By the time failure becomes visible, the cost curve has already steepened.
Why Fragility Is Rational in the Short Term
It is important to acknowledge that fragility is often the rational choice under existing constraints.
Investing in resilience competes with immediate objectives. The return on investment is probabilistic and delayed. The penalty for inaction is uncertain. Under these conditions, rational actors defer.
This does not make fragility desirable. It makes it predictable.
Systems do not become fragile because of negligence.
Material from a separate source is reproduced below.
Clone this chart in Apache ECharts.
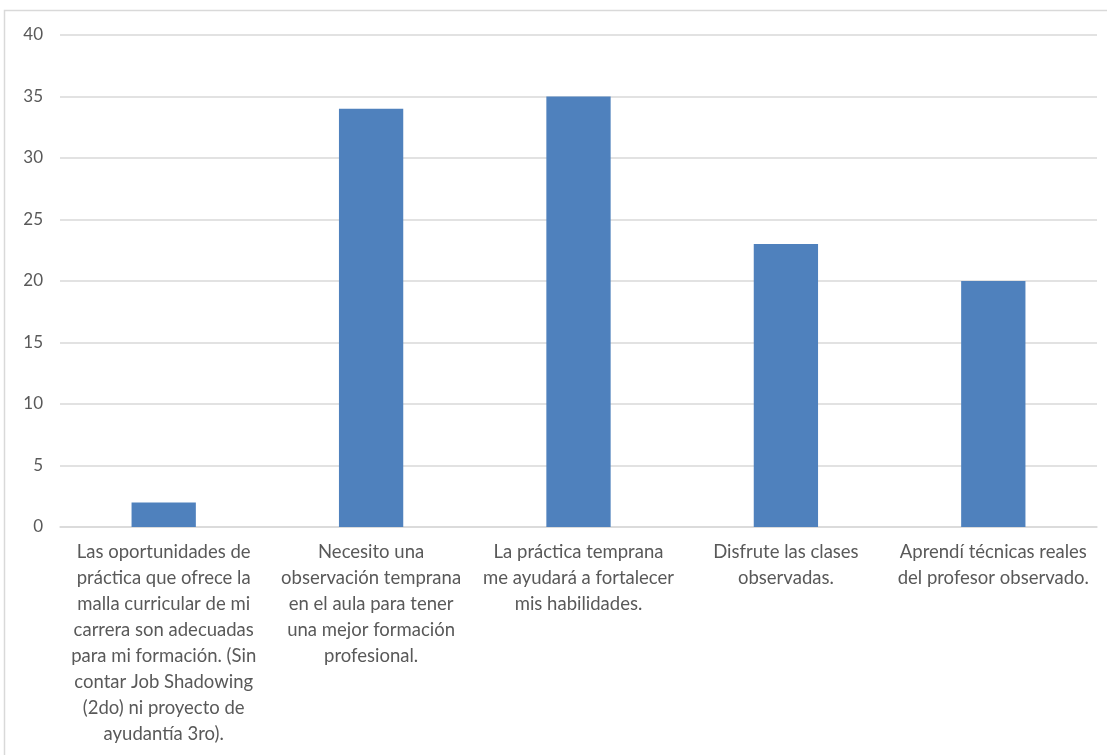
<!DOCTYPE html>
<html>
<head>
<meta charset="utf-8">
<script src="https://cdn.jsdelivr.net/npm/echarts@6/dist/echarts.min.js"></script>
<style>
html,body{margin:0;padding:0;background:#fff;}
#chart{width:1107px;height:755px;}
</style>
</head>
<body>
<div id="chart"></div>
<script>
const categories = [
  "Las oportunidades de\npráctica que ofrece la\nmalla curricular de mi\ncarrera son adecuadas\npara mi formación. (Sin\ncontar Job Shadowing\n(2do) ni proyecto de\nayudantía 3ro).",
  "Necesito una\nobservación temprana\nen el aula para tener\nuna mejor formación\nprofesional.",
  "La práctica temprana\nme ayudará a fortalecer\nmis habilidades.",
  "Disfrute las clases\nobservadas.",
  "Aprendí técnicas reales\ndel profesor observado."
];
const values = [2, 34, 35, 23, 20];
const yTicks = { min: 0, max: 40, interval: 5 };

const chart = echarts.init(document.getElementById('chart'));
chart.setOption({
  animation: false,
  backgroundColor: '#ffffff',
  graphic: [{
    type: 'rect',
    shape: { x: 4.5, y: 10.5, width: 1200, height: 900 },
    style: { fill: 'none', stroke: '#d9d9d9', lineWidth: 1.5 },
    silent: true, z: -1
  }],
  grid: { left: 60, right: 10, top: 35, bottom: 228, containLabel: false },
  xAxis: {
    type: 'category',
    data: categories,
    axisLine: { show: true, lineStyle: { color: '#d9d9d9', width: 1.5 } },
    axisTick: { show: false },
    axisLabel: {
      interval: 0,
      margin: 12,
      color: '#595959',
      fontFamily: 'Lato, "Open Sans", sans-serif',
      fontSize: 18.5,
      lineHeight: 26,
      align: 'center'
    }
  },
  yAxis: {
    type: 'value',
    min: yTicks.min, max: yTicks.max, interval: yTicks.interval,
    axisLine: { show: false },
    axisTick: { show: false },
    splitLine: { lineStyle: { color: '#d9d9d9', width: 1.5 } },
    axisLabel: {
      margin: 17,
      color: '#595959',
      fontFamily: 'Lato, "Open Sans", sans-serif',
      fontSize: 17
    }
  },
  series: [{
    type: 'bar',
    data: values,
    barWidth: '31%',
    itemStyle: { color: '#4f81bd' }
  }]
});
</script>
</body>
</html>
They become fragile because incentives reward deferral more reliably than prevention.
Repricing Fragility
If fragile systems persist because their costs are hidden, then addressing fragility requires making those costs legible.
This includes:
- measuring cost of change, not just cost of operation
- tracking human effort spent compensating for complexity
- accounting for incident near misses as economic signals
- treating loss of optionality as strategic risk
- linking durability metrics to decision making authority
These practices do not eliminate technical debt. They alter its economics.
When fragility becomes expensive in the present rather than the future, behaviour changes.
Ethical Consequences of Silent Debt
At this point, ethics enter the analysis.
Silent technical debt transfers risk to those with less power to mitigate it. Operators inherit stress. Users inherit exposure. Future teams inherit constraint. These transfers occur without explicit consent.
Designing systems that rely on silent debt is therefore an ethical choice, whether acknowledged or not. It prioritises present benefit over future agency. It externalises harm temporally rather than spatially.
Ethical system design does not eliminate debt. It makes debt explicit, bounded, and accountable.
Conclusion
Fragile systems are not accidental. They are the predictable result of economic structures that reward short term continuity and defer long term responsibility. Silent technical debt persists because it is profitable until it is catastrophic.
The hidden cost of fragility is not failure alone. It is the gradual erosion of adaptability, trust, and agency. Systems that appear stable may already be economically compromised.
Addressing fragility therefore requires more than better engineering. It requires repricing risk, revaluing maintenance, and aligning incentives so that resilience is rewarded before it becomes unavoidable.
Silent debt is still debt. The only question is who will be forced to pay, and when.